The Gospel derives from the Levirate law which demanded, “If someone’s brother dies leaving a wife but no child, his brother must take the wife and raise up descendants for his brother.”  The Sadducees, who did not believe in the afterlife, use this law to construct a ridiculous story of a woman who is childless when her first child dies and then goes through six other brothers without bearing a child before they die.  They then ask “at the resurrection, whose wife will that woman be?”  Jesus dismisses the story arguing the kingdom of heaven is a far bigger place than that.  Indeed, it is always important to remember just how big it is.  And how easily we can be forget that.

Even in that bizarre story though you must admire the commitment to follow the law, a quality presumed by Jesus and his opponents.  What was it like for the last brother?  Imagine bating seventh in that line-up?  Their faith was clearly at the center of their life.  The same devotion to religion is witnessed with a far darker hue in the reading from Maccabees.  Seven brothers, with the encouragement of a heartbroken mother, are killed one by one for their refusal to eat unclean food.

We can admire such courage, but often it is from afar.  Those stories seem ancient, belonging to an altogether different time.  Today, at least here, we can afford to carry our faith more loosely.  We can talk about what we believe and how we try to live our lives in accord with that faith.  Christianity can seem like a set of propositions from an external source we merely assent to.  But it is greater than that; and far more important than that.  For if today is like any other day in the last decade, about two hundred people will die for professing what we came here to profess.  It may be a courageous nun defending the rain forest in South Africa.  It may be a priest fighting a drug cartel in Mexico or a college student during a terrorist attack claiming their faith in Christ.  Today in burning Mosul, surely another martyr will be made.

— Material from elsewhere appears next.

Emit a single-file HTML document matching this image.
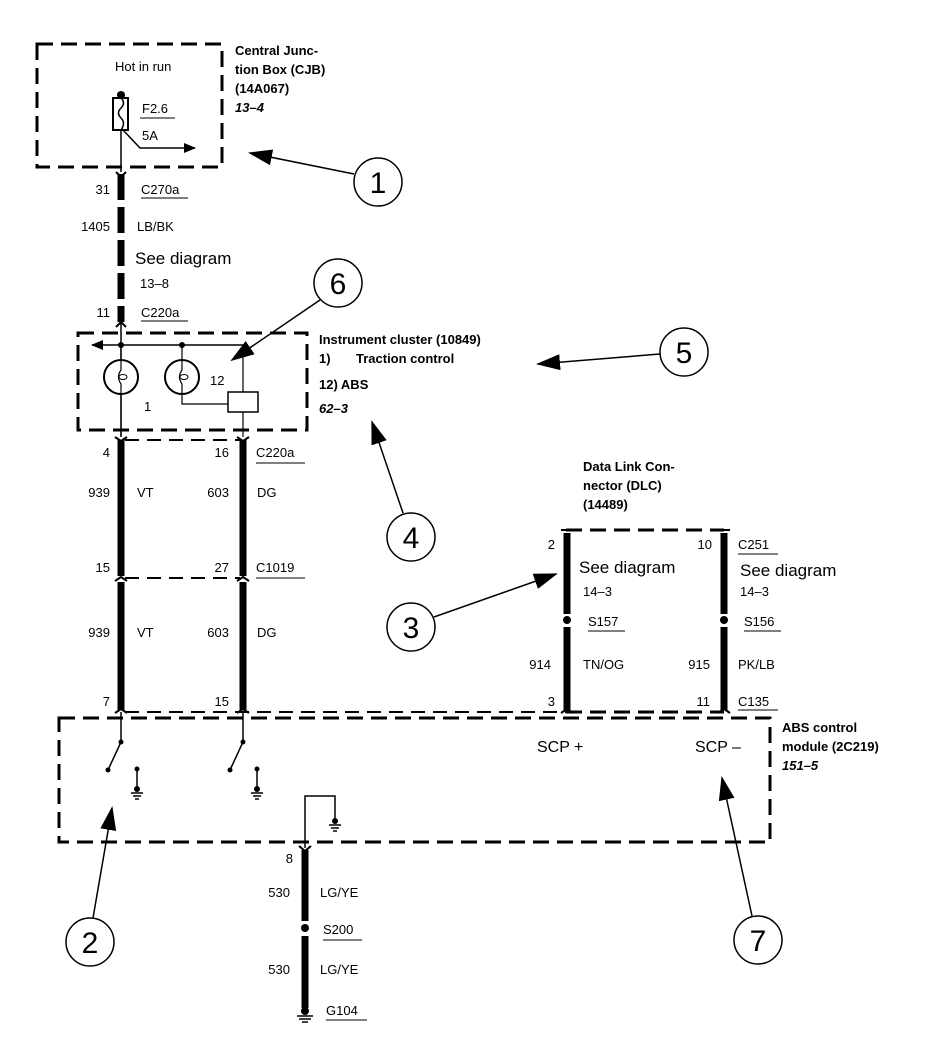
<!DOCTYPE html>
<html><head><meta charset="utf-8"><style>
html,body{margin:0;padding:0;background:#fff}
svg{display:block}
text{font-family:"Liberation Sans",Arial,sans-serif;fill:#000}
.s{font-size:13px}
.b{font-size:13px;font-weight:bold}
.bi{font-size:13px;font-weight:bold;font-style:italic}
.m{font-size:17px;font-weight:bold}
.c{font-size:30px}
</style></head><body>
<svg width="926" height="1056" viewBox="0 0 926 1056" xmlns="http://www.w3.org/2000/svg">
<defs>
<marker id="ah" markerWidth="12" markerHeight="10" refX="11" refY="5" orient="auto" markerUnits="userSpaceOnUse">
<path d="M0,0 L12,5 L0,10 Z" fill="#000"/></marker>
<marker id="ah2" markerWidth="24" markerHeight="16" refX="22" refY="8" orient="auto" markerUnits="userSpaceOnUse">
<path d="M0,0 L24,8 L0,16 Z" fill="#000"/></marker>
</defs>
<g fill="none" stroke="#000" stroke-width="3" stroke-dasharray="16,8">
<rect x="37" y="44" width="185" height="123"/>
<rect x="78" y="333" width="229" height="97"/>
<path d="M59,718 H770 V842 H59 Z"/>
<path d="M566,530 H724"/>
<path d="M566,712 H724"/>
</g>
<g stroke="#000" stroke-width="2" stroke-dasharray="14,8" fill="none">
<path d="M125,440 H240"/><path d="M125,578 H240"/><path d="M125,712 H566"/>
</g>
<!-- CJB internals -->
<circle cx="121" cy="95" r="4" fill="#000"/>
<rect x="113" y="98" width="15" height="32" fill="#fff" stroke="#000" stroke-width="2"/>
<path d="M121,98 q5,5 0,10 q-5,5 0,10 q5,5 0,12" fill="none" stroke="#000" stroke-width="1.5"/>
<path d="M121,130 V172" stroke="#000" stroke-width="1.5"/>
<path d="M123,130 L140,148 H195" stroke="#000" stroke-width="1.5" fill="none" marker-end="url(#ah)"/>
<path d="M140,118 H175" stroke="#000" stroke-width="1"/>
<text x="115" y="71" class="s">Hot in run</text>
<text x="142" y="113" class="s">F2.6</text>
<text x="142" y="140" class="s">5A</text>
<!-- wire 1405 -->
<path d="M121,174 V322" stroke="#000" stroke-width="7" stroke-dasharray="26,7"/>
<path d="M116,172 L121,177 L126,172" stroke="#000" stroke-width="2" fill="none"/>
<path d="M116,327 L121,322 L126,327" stroke="#000" stroke-width="2" fill="none"/>
<text x="110" y="194" class="s" text-anchor="end">31</text>
<text x="141" y="194" class="s">C270a</text><path d="M141,198 H188" stroke="#000"/>
<text x="110" y="231" class="s" text-anchor="end">1405</text>
<text x="137" y="231" class="s">LB/BK</text>
<text x="135" y="264" style="font-size:17px">See diagram</text>
<text x="140" y="288" class="s">13–8</text>
<text x="110" y="317" class="s" text-anchor="end">11</text>
<text x="141" y="317" class="s">C220a</text><path d="M141,321 H188" stroke="#000"/>
<!-- cluster internals -->
<path d="M121,322 V437" stroke="#000" stroke-width="1.5"/>
<path d="M243,345 H92" stroke="#000" stroke-width="1.5" marker-end="url(#ah)"/>
<circle cx="121" cy="345" r="3" fill="#000"/><circle cx="182" cy="345" r="3" fill="#000"/>
<circle cx="121" cy="377" r="17" fill="#fff" stroke="#000" stroke-width="2"/>
<circle cx="182" cy="377" r="17" fill="#fff" stroke="#000" stroke-width="2"/>
<path d="M121,345 V370 q-5,7 0,14 V437" fill="none" stroke="#000" stroke-width="1.2"/>
<path d="M182,345 V370 q-5,7 0,14 V404 H228" fill="none" stroke="#000" stroke-width="1.2"/>
<ellipse cx="123" cy="377" rx="4" ry="2.5" fill="none" stroke="#000"/>
<ellipse cx="184" cy="377" rx="4" ry="2.5" fill="none" stroke="#000"/>
<path d="M243,345 V437" stroke="#000" stroke-width="1.2"/>
<rect x="228" y="392" width="30" height="20" fill="#fff" stroke="#000" stroke-width="1.5"/>
<text x="210" y="385" class="s">12</text>
<text x="144" y="411" class="s">1</text>
<text x="319" y="344" class="b">Instrument cluster (10849)</text>
<text x="319" y="363" class="b">1)</text><text x="356" y="363" class="b">Traction control</text>
<text x="319" y="389" class="b">12)  ABS</text>
<text x="319" y="413" class="bi">62–3</text>
<!-- wires 939 / 603 -->
<g stroke="#000" stroke-width="7">
<path d="M121,440 V576"/><path d="M243,440 V576"/>
<path d="M121,582 V710"/><path d="M243,582 V710"/>
</g>
<g stroke="#000" stroke-width="2" fill="none">
<path d="M115,437 L121,441 L127,437"/><path d="M237,437 L243,441 L249,437"/>
<path d="M115,581 L121,577 L127,581"/><path d="M237,581 L243,577 L249,581"/>
<path d="M115,713 L121,709 L127,713"/><path d="M237,713 L243,709 L249,713"/>
</g>
<text x="110" y="457" class="s" text-anchor="end">4</text>
<text x="229" y="457" class="s" text-anchor="end">16</text>
<text x="256" y="457" class="s">C220a</text><path d="M256,463 H305" stroke="#000"/>
<text x="110" y="497" class="s" text-anchor="end">939</text><text x="137" y="497" class="s">VT</text>
<text x="229" y="497" class="s" text-anchor="end">603</text><text x="257" y="497" class="s">DG</text>
<text x="110" y="572" class="s" text-anchor="end">15</text>
<text x="229" y="572" class="s" text-anchor="end">27</text>
<text x="256" y="572" class="s">C1019</text><path d="M256,578 H305" stroke="#000"/>
<text x="110" y="637" class="s" text-anchor="end">939</text><text x="137" y="637" class="s">VT</text>
<text x="229" y="637" class="s" text-anchor="end">603</text><text x="257" y="637" class="s">DG</text>
<text x="110" y="706" class="s" text-anchor="end">7</text>
<text x="229" y="706" class="s" text-anchor="end">15</text>
<!-- DLC -->
<text x="583" y="471" class="b">Data Link Con-</text>
<text x="583" y="490" class="b">nector (DLC)</text>
<text x="583" y="509" class="b">(14489)</text>
<g stroke="#000" stroke-width="7">
<path d="M567,533 V614"/><path d="M567,627 V710"/>
<path d="M724,533 V614"/><path d="M724,627 V710"/>
</g>
<circle cx="567" cy="620" r="4" fill="#000"/><circle cx="724" cy="620" r="4" fill="#000"/>
<g stroke="#000" stroke-width="2" fill="none">
<path d="M561,530 H573"/><path d="M718,530 H730"/>
<path d="M561,713 L567,709 L573,713"/><path d="M718,713 L724,709 L730,713"/>
</g>
<text x="555" y="549" class="s" text-anchor="end">2</text>
<text x="712" y="549" class="s" text-anchor="end">10</text>
<text x="738" y="549" class="s">C251</text><path d="M738,554 H778" stroke="#000"/>
<text x="579" y="573" style="font-size:17px">See diagram</text>
<text x="740" y="576" style="font-size:17px">See diagram</text>
<text x="583" y="596" class="s">14–3</text>
<text x="740" y="596" class="s">14–3</text>
<text x="588" y="626" class="s">S157</text><path d="M588,631 H625" stroke="#000"/>
<text x="744" y="626" class="s">S156</text><path d="M744,631 H781" stroke="#000"/>
<text x="551" y="669" class="s" text-anchor="end">914</text><text x="583" y="669" class="s">TN/OG</text>
<text x="710" y="669" class="s" text-anchor="end">915</text><text x="738" y="669" class="s">PK/LB</text>
<text x="555" y="706" class="s" text-anchor="end">3</text>
<text x="710" y="706" class="s" text-anchor="end">11</text>
<text x="738" y="706" class="s">C135</text><path d="M738,710 H778" stroke="#000"/>
<!-- ABS -->
<text x="782" y="732" class="b">ABS control</text>
<text x="782" y="751" class="b">module (2C219)</text>
<text x="782" y="770" class="bi">151–5</text>
<text x="537" y="752" style="font-size:16px">SCP +</text>
<text x="695" y="752" style="font-size:16px">SCP –</text>
<g stroke="#000" stroke-width="1.5" fill="none">
<path d="M121,712 V742 L108,770"/><path d="M243,712 V742 L230,770"/>
<path d="M137,769 V790"/><path d="M257,769 V790"/>
<path d="M131,793 H143 M133,796 H141 M135,799 H139"/>
<path d="M251,793 H263 M253,796 H261 M255,799 H259"/>
<path d="M305,848 V796 H335 V822"/>
<path d="M329,825 H341 M331,828 H339 M333,831 H337"/>
</g>
<g fill="#000">
<circle cx="121" cy="742" r="2.5"/><circle cx="108" cy="770" r="2.5"/>
<circle cx="243" cy="742" r="2.5"/><circle cx="230" cy="770" r="2.5"/>
<circle cx="137" cy="769" r="2.5"/><circle cx="137" cy="789" r="3"/>
<circle cx="257" cy="769" r="2.5"/><circle cx="257" cy="789" r="3"/>
<circle cx="335" cy="821" r="3"/>
</g>
<!-- ground wire -->
<path d="M305,850 V921"/><g stroke="#000" stroke-width="7"><path d="M305,850 V921"/><path d="M305,936 V1008"/></g>
<path d="M299,846 L305,851 L311,846" stroke="#000" stroke-width="2" fill="none"/>
<circle cx="305" cy="928" r="4" fill="#000"/>
<circle cx="305" cy="1011" r="4" fill="#000"/>
<path d="M297,1016 H313 M299,1019 H311 M302,1022 H308" stroke="#000" stroke-width="1.5"/>
<text x="293" y="863" class="s" text-anchor="end">8</text>
<text x="290" y="897" class="s" text-anchor="end">530</text><text x="320" y="897" class="s">LG/YE</text>
<text x="323" y="934" class="s">S200</text><path d="M323,940 H362" stroke="#000"/>
<text x="290" y="974" class="s" text-anchor="end">530</text><text x="320" y="974" class="s">LG/YE</text>
<text x="326" y="1015" class="s">G104</text><path d="M326,1020 H367" stroke="#000"/>
<!-- CJB label -->
<text x="235" y="55" class="b">Central Junc-</text>
<text x="235" y="74" class="b">tion Box (CJB)</text>
<text x="235" y="93" class="b">(14A067)</text>
<text x="235" y="112" class="bi">13–4</text>
<!-- callouts -->
<g fill="#fff" stroke="#000" stroke-width="1.5">
<circle cx="378" cy="182" r="24"/><circle cx="338" cy="283" r="24"/>
<circle cx="684" cy="352" r="24"/><circle cx="411" cy="537" r="24"/>
<circle cx="411" cy="627" r="24"/><circle cx="90" cy="942" r="24"/>
<circle cx="758" cy="940" r="24"/>
</g>
<g stroke="#000" stroke-width="1.5">
<path d="M354,174 L250,153" marker-end="url(#ah2)"/>
<path d="M320,300 L232,360" marker-end="url(#ah2)"/>
<path d="M660,354 L538,364" marker-end="url(#ah2)"/>
<path d="M403,513 L372,422" marker-end="url(#ah2)"/>
<path d="M434,617 L556,574" marker-end="url(#ah2)"/>
<path d="M93,918 L112,808" marker-end="url(#ah2)"/>
<path d="M752,916 L722,778" marker-end="url(#ah2)"/>
</g>
<g class="c" text-anchor="middle">
<text x="378" y="193" class="c">1</text><text x="338" y="294" class="c">6</text>
<text x="684" y="363" class="c">5</text><text x="411" y="548" class="c">4</text>
<text x="411" y="638" class="c">3</text><text x="90" y="953" class="c">2</text>
<text x="758" y="951" class="c">7</text>
</g>
</svg>
</body></html>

They are teaching us.  They are showing the depth of our faith.  They are showing what is like to live for our faith and not just with it.  For who would die for just a set of ideas or for a sound moral teacher.  Christianity is belief in Jesus Christ, a person, our savior.  It is not a social experiment but a lived reality.  It is not an exercise of the mind, but the heart.  It is not just a belief, but is found deep in our marrow.  It is why the Gospel has political implications but cannot be reduced to politics even as Jesus in his life refused to be minimized by politics.  He was on a mission to rid the world of death and evil; he came not to win an argument but to save us.

After all, Jesus is not peaceful, he is peace.  Jesus is not just, he is justice.  Jesus is not compassionate, he is compassion.  We are called not to live his values but embody them, incarnate them in the world.  We just don’t love with affection.  We lay down our lives for our friends.

It is a daring thing to call oneself Christian, but it is all our glory to be chosen, to live beyond the fear of death, to be Christ for and to one another.  Let us enfold ourselves in the fullness of faith.  Let our faith be our beating heart, our ready hands and our courageous minds.  Let us be inspired by the martyrs of ancient times and todays to bear the name above all others.  Let us dare call ourselves Christians.